Kentucky-born Tessa Lark treated audiences to a bluegrass encore after her masterful concerto.

Just 20, violinist Tessa Lark strode onto the stage at Watsonville’s Mello Center Sunday afternoon in a strapless gown of something between emerald, teal and aquamarine. The 2008 Klein International String Competition winner’s glamorous entrance matched her performance of Tchaikovsky’s flamboyant Violin Concerto in D. John Larry Granger’s Santa Cruz Symphony provided a snappy and responsive accompaniment.

The piece itself is no small workout, and Lark was fully into it, sparking a standing ovation after just the first movement. She took every opportunity to turn circumspect and thoughtful, a refreshing alternative to those virtuosi who can’t seem to slow enough to smell the roses. Yet, when high-flying pyrotechnics demanded it, she ignited fireworks. A measure of her prowess emerged in the passage right after the big orchestral tutti of the first movement, where she plays both the melody and the accompaniment, keeping the melodic shape consistently clear and propulsive. Using a mute to open the second movement gave her instrument a nasal tone that returned to its inherent golden quality as soon as she removed it. Only in the run-up to the first movement’s conclusion was Lark momentarily overwhelmed by the orchestra. In the fiery finale, however, she more than held her own. The audience demanded an encore and got some sizzling bluegrass from her native Kentucky.

2010 marks the 170th birthday of Tchaikovsky, as well as the 100th of Samuel Barber, whose famous Adagio for Strings opened the program in a warmly expressive reading. Asked why he didn’t opt for another of Barber’s less familiar but no less excellent works, Granger said, “Money. The other works (you mentioned) are very large orchestrations, therefore very costly.” (He added that the response to a recent fund-raising appeal surpassed any during his tenure in Santa Cruz, but that the orchestra is still not out of the woods.)
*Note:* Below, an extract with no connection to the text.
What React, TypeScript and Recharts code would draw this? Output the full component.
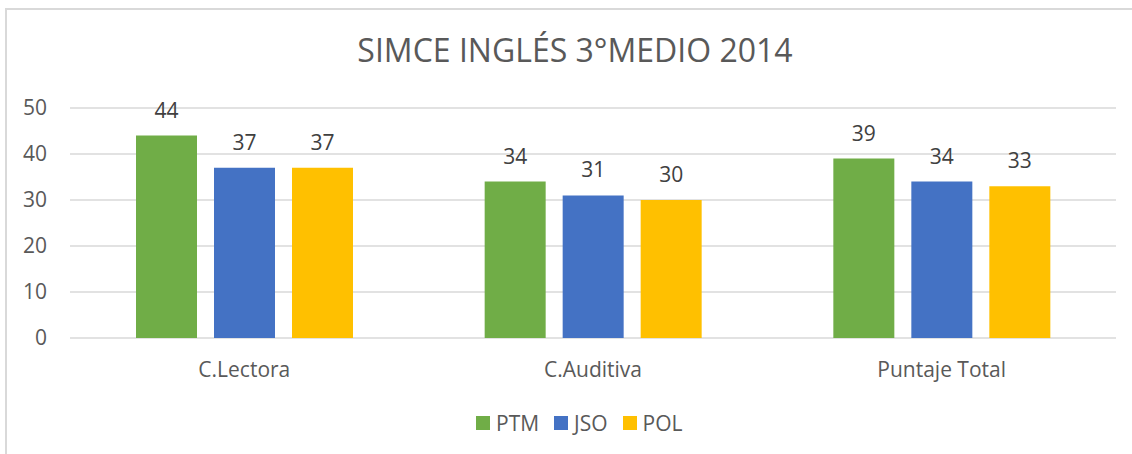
import { BarChart, Bar, XAxis, YAxis, CartesianGrid, LabelList } from "recharts"

const categories = ["C.Lectora", "C.Auditiva", "Puntaje Total"]
const ptm = [44, 34, 39]
const jso = [37, 31, 34]
const pol = [37, 30, 33]
const yTicks = [0, 10, 20, 30, 40, 50]

const seriesInfo = [
  { key: "PTM", color: "#70AD47" },
  { key: "JSO", color: "#4472C4" },
  { key: "POL", color: "#FFC000" },
]

const data = categories.map((name, i) => ({
  name,
  PTM: ptm[i],
  JSO: jso[i],
  POL: pol[i],
}))

const font = "'Open Sans', sans-serif"

export default function App() {
  return (
    <div
      style={{
        position: "fixed",
        left: 0,
        top: 0,
        width: 1132,
        height: 454,
        overflow: "hidden",
        background: "#fff",
        fontFamily: font,
      }}
    >
      {/* chart frame, cut off at right and bottom like the source */}
      <div
        style={{
          position: "absolute",
          left: 5,
          top: 8,
          width: 1150,
          height: 470,
          border: "2px solid #d9d9d9",
        }}
      />
      <div
        style={{
          position: "absolute",
          left: 0,
          width: 1150,
          top: 27,
          textAlign: "center",
          fontSize: 32,
          color: "#595959",
          lineHeight: "46px",
        }}
      >
        SIMCE INGLÉS 3°MEDIO 2014
      </div>
      <div style={{ position: "absolute", left: 0, top: 0 }}>
        <BarChart
          width={1132}
          height={454}
          data={data}
          margin={{ top: 108, right: 16, bottom: 86, left: 0 }}
          barSize={61}
          barGap={17}
        >
          <CartesianGrid vertical={false} stroke="#d9d9d9" strokeWidth={1.5} />
          <XAxis
            dataKey="name"
            axisLine={false}
            tickLine={false}
            tickSize={0}
            tickMargin={24}
            height={30}
            tick={{ fill: "#595959", fontSize: 21, fontFamily: font }}
          />
          <YAxis
            width={70}
            domain={[0, 50]}
            ticks={yTicks}
            axisLine={false}
            tickLine={false}
            tickSize={0}
            tickMargin={23}
            tick={{ fill: "#595959", fontSize: 21, fontFamily: font }}
          />
          {seriesInfo.map((s) => (
            <Bar key={s.key} dataKey={s.key} fill={s.color} isAnimationActive={false}>
              <LabelList
                dataKey={s.key}
                position="top"
                offset={18}
                fill="#404040"
                fontSize={21}
                fontFamily={font}
              />
            </Bar>
          ))}
        </BarChart>
      </div>
      <div
        style={{
          position: "absolute",
          left: 476,
          top: 410,
          display: "flex",
          alignItems: "center",
          fontSize: 21,
          color: "#595959",
          lineHeight: "26px",
        }}
      >
        {seriesInfo.map((s) => (
          <div key={s.key} style={{ display: "flex", alignItems: "center", marginRight: 15 }}>
            <span style={{ width: 14, height: 14, background: s.color, marginRight: 6 }} />
            <span>{s.key}</span>
          </div>
        ))}
      </div>
    </div>
  )
}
The program concluded with a finely wrought performance of the “Scottish” Symphony by Mendelssohn (whose second centenary was in 2009.) The concert will be broadcast by KUSP on April 30 at 8 pm.
The Symphony’s 2010-2011 season will include works by Galindo, Gershwin, Holst (The Planets), Beethoven (Triple Concerto and Ninth Symphony), Mozart, Liszt (Piano Concertos 1 and 2) and Rimsky-Korsakov.